É claro que os cientistas e os escritores de ficção científica mais histéricos já nos informaram que a espécie humana vai, tarde ou cedo, ter de abandonar este planeta. Talvez não seja muito relevante ter reservas éticas sobre em que estado o vamos deixar porque afinal de contas, depois disso o sol explode e ficará tudo em fanicos. É o mesmo dilema que, digamos, se eu sair de casa, sabendo que pouco depois ela vai pelos ares, me dou ao trabalho de deixar a cama feita com lençois lavados.

Esta grande divagação para voltar mais concretamente ao senhor Obama e à minha opinião sobre ele, que é o que é relevante aqui para a blogosfera.
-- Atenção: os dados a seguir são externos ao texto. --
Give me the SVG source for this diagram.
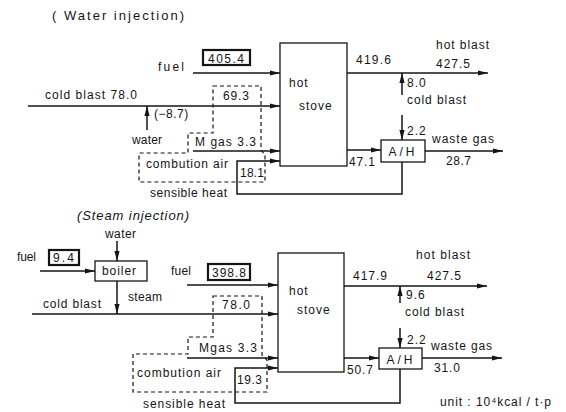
<svg xmlns="http://www.w3.org/2000/svg" width="566" height="412" viewBox="0 0 566 412">
<style>
text{font-family:"Liberation Sans",Arial,sans-serif;font-size:12px;fill:#151515;letter-spacing:1px}
.t{font-size:13px}
.ln{stroke:#151515;stroke-width:1.5;fill:none}
.ar{stroke:#151515;stroke-width:1.5;fill:none;marker-end:url(#ah)}
.bx{stroke:#151515;stroke-width:1.3;fill:#fff}
.vb{stroke:#151515;stroke-width:2.2;fill:#fff}
.ds{stroke:#151515;stroke-width:1.2;fill:none;stroke-dasharray:4 3}
</style>
<defs>
<marker id="ah" markerUnits="userSpaceOnUse" markerWidth="11" markerHeight="6" refX="10" refY="3" orient="auto">
<path d="M0,0.4 L10,3 L0,5.6 z" fill="#151515"/>
</marker>
</defs>
<rect width="566" height="412" fill="#fff"/>

<text class="t" x="52" y="20" textLength="133" lengthAdjust="spacing">( Water injection)</text>
<text class="t" x="77" y="220" textLength="113" lengthAdjust="spacing" font-style="italic">(Steam injection)</text>

<g id="connectors">
  <!-- water injection -->
  <line class="ar" x1="193" y1="73" x2="280" y2="73"/>
  <line class="ar" x1="28" y1="106" x2="280" y2="106"/>
  <line class="ar" x1="147" y1="130" x2="147" y2="106"/>
  <line class="ar" x1="193" y1="151" x2="280" y2="151"/>
  <path class="ar" d="M402,162 V194 H237 V161 H280"/>
  <line class="ar" x1="347" y1="73" x2="488" y2="73"/>
  <line class="ar" x1="402" y1="95" x2="402" y2="73"/>
  <line class="ar" x1="402" y1="115" x2="402" y2="140"/>
  <line class="ar" x1="347" y1="150" x2="381" y2="150"/>
  <line class="ar" x1="425" y1="151" x2="503" y2="151"/>
  <path class="ds" d="M213,86 H261 V150 L265,155 V182 H139 V153 H188 V133 H213 Z"/>
  <!-- steam injection -->
  <line class="ar" x1="117" y1="241" x2="117" y2="261"/>
  <line class="ar" x1="40" y1="271" x2="95" y2="271"/>
  <line class="ar" x1="117" y1="281" x2="117" y2="314"/>
  <line class="ar" x1="32" y1="314" x2="278" y2="314"/>
  <line class="ar" x1="187" y1="285" x2="278" y2="285"/>
  <line class="ar" x1="187" y1="358" x2="278" y2="358"/>
  <path class="ar" d="M400,369 V403 H235 V368 H278"/>
  <line class="ar" x1="344" y1="286" x2="487" y2="286"/>
  <line class="ar" x1="400" y1="303" x2="400" y2="286"/>
  <line class="ar" x1="400" y1="328" x2="400" y2="348"/>
  <line class="ar" x1="344" y1="358" x2="379" y2="358"/>
  <line class="ar" x1="422" y1="358" x2="502" y2="358"/>
  <path class="ds" d="M213,296 H262 V355 L267,360 V392 H133 V354 H188 V337 H213 Z"/>
</g>

<!-- Water injection nodes -->
<g id="w-fuel">
  <text x="158" y="71" textLength="27" lengthAdjust="spacing">fuel</text>
  <rect class="vb" x="203" y="50" width="47" height="15"/>
  <text x="208" y="63" textLength="37" lengthAdjust="spacing">405.4</text>
</g>
<g id="w-stove">
  <rect class="bx" x="280" y="43" width="67" height="123"/>
  <text x="289" y="87">hot</text>
  <text x="299" y="110">stove</text>
</g>
<g id="w-coldblast">
  <text x="45" y="99" textLength="93" lengthAdjust="spacing">cold blast 78.0</text>
  <text x="154" y="118" style="letter-spacing:0.5px">(−8.7)</text>
  <text x="132" y="144" textLength="31" lengthAdjust="spacing">water</text>
</g>
<g id="w-preheat">
  <text x="223" y="100" textLength="27" lengthAdjust="spacing">69.3</text>
  <text x="195" y="146" textLength="62" lengthAdjust="spacing">M  gas 3.3</text>
  <text x="146" y="168" textLength="83" lengthAdjust="spacing">combution air</text>
  <text x="240" y="177" textLength="25" lengthAdjust="spacing">18.1</text>
  <text x="150" y="197" textLength="78" lengthAdjust="spacing">sensible heat</text>
</g>
<g id="w-hotblast">
  <text x="356" y="64" textLength="36" lengthAdjust="spacing">419.6</text>
  <text x="436" y="49" textLength="54" lengthAdjust="spacing">hot blast</text>
  <text x="436" y="68" textLength="35" lengthAdjust="spacing">427.5</text>
  <text x="407" y="87">8.0</text>
  <text x="407" y="104" textLength="60" lengthAdjust="spacing">cold blast</text>
  <text x="407" y="135">2.2</text>
</g>
<g id="w-ah">
  <rect class="bx" x="381" y="140" width="44" height="22"/>
  <text x="403" y="156" text-anchor="middle" style="letter-spacing:3px">A/H</text>
  <text x="349" y="166" textLength="27" lengthAdjust="spacing">47.1</text>
  <text x="432" y="143" textLength="63" lengthAdjust="spacing">waste gas</text>
  <text x="446" y="165" textLength="26" lengthAdjust="spacing">28.7</text>
</g>

<!-- Steam injection nodes -->
<g id="s-boiler">
  <text x="105" y="238" textLength="32" lengthAdjust="spacing">water</text>
  <rect class="bx" x="95" y="261" width="52" height="20"/>
  <text x="102" y="275" textLength="35" lengthAdjust="spacing">boiler</text>
  <text x="17" y="261" textLength="20" lengthAdjust="spacing">fuel</text>
  <rect class="vb" x="49" y="250" width="30" height="15"/>
  <text x="53" y="262" textLength="22" lengthAdjust="spacing">9.4</text>
  <text x="128" y="301" textLength="35" lengthAdjust="spacing">steam</text>
  <text x="43" y="308" textLength="59" lengthAdjust="spacing">cold blast</text>
</g>
<g id="s-fuel">
  <text x="171" y="275" textLength="21" lengthAdjust="spacing">fuel</text>
  <rect class="vb" x="208" y="264" width="42" height="16"/>
  <text x="212" y="277" textLength="35" lengthAdjust="spacing">398.8</text>
</g>
<g id="s-stove">
  <rect class="bx" x="278" y="253" width="66" height="119"/>
  <text x="289" y="295">hot</text>
  <text x="297" y="314">stove</text>
</g>
<g id="s-preheat">
  <text x="222" y="309" textLength="29" lengthAdjust="spacing">78.0</text>
  <text x="199" y="352" textLength="59" lengthAdjust="spacing">Mgas 3.3</text>
  <text x="137" y="377" textLength="85" lengthAdjust="spacing">combution air</text>
  <text x="237" y="384" textLength="26" lengthAdjust="spacing">19.3</text>
  <text x="143" y="408" textLength="83" lengthAdjust="spacing">sensible heat</text>
</g>
<g id="s-hotblast">
  <text x="353" y="280" textLength="35" lengthAdjust="spacing">417.9</text>
  <text x="416" y="259" textLength="55" lengthAdjust="spacing">hot blast</text>
  <text x="427" y="280" textLength="35" lengthAdjust="spacing">427.5</text>
  <text x="406" y="299">9.6</text>
  <text x="405" y="316" textLength="60" lengthAdjust="spacing">cold blast</text>
  <text x="407" y="344">2.2</text>
</g>
<g id="s-ah">
  <rect class="bx" x="379" y="348" width="43" height="21"/>
  <text x="401" y="364" text-anchor="middle" style="letter-spacing:3px">A/H</text>
  <text x="347" y="374" textLength="27" lengthAdjust="spacing">50.7</text>
  <text x="431" y="350" textLength="62" lengthAdjust="spacing">waste gas</text>
  <text x="434" y="372" textLength="27" lengthAdjust="spacing">31.0</text>
</g>
<text x="440" y="406" textLength="112" lengthAdjust="spacing">unit : 10⁴kcal / t·p</text>
</svg>
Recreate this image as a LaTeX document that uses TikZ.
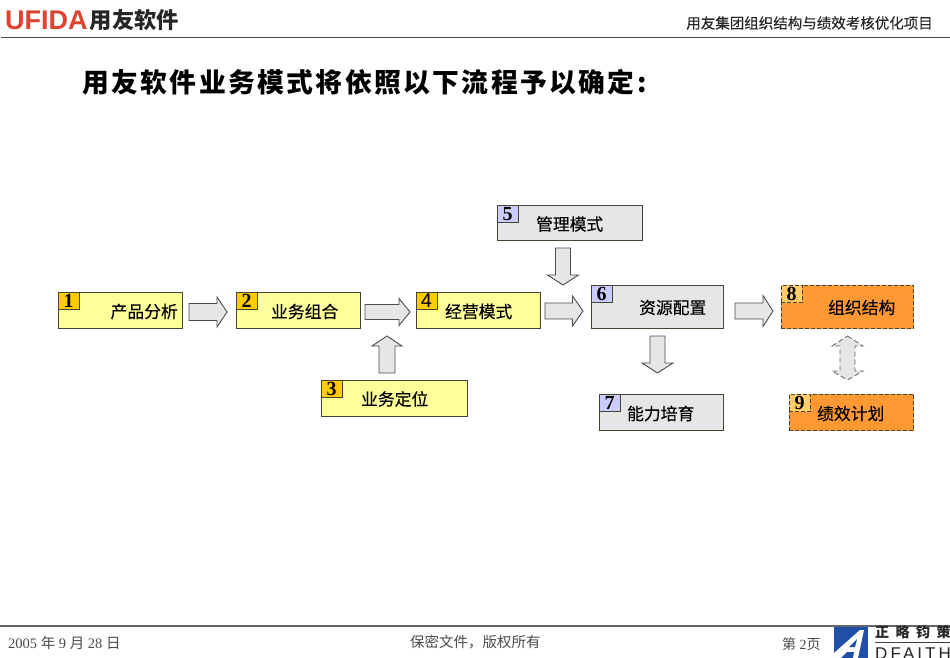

O que me apetece dizer é que acho este envolvimento, júbilo internacional e renovar de esperança em volta de um único homem, tocante. É comovente, como se toda a gente quisesse ser Um e lhe dissesse: tu és nós e nós somos tu. É claro que é ingénuo. Afinal de contas o homem onde ser quer por muita esperança vai ter o cargo que mais ódio suscita no mundo. Quanto tempo se consegue idolaterar a face visível do capitalismo imperialista?

Mas é bonita, a ingenuidade. Pode ser uma ingenuidade infantil, pois pode, mas não faz mal, porque a Humanidade afinal de contas é mesmo uma criança.
Aguente-se à bronca, senhor Obama.
Da minha parte, o optimismo vem de ver alguém disposto a queimar-se. É inspirador! Obrigado senhor Obama. Desde Jesus que não tinhamos ninguém tão disposto a ser julgado em praça pública. Obrigado por nos deixar imaginar uma utopia, às custas do seu sistema nervoso pisoteado por nós (no mínimo).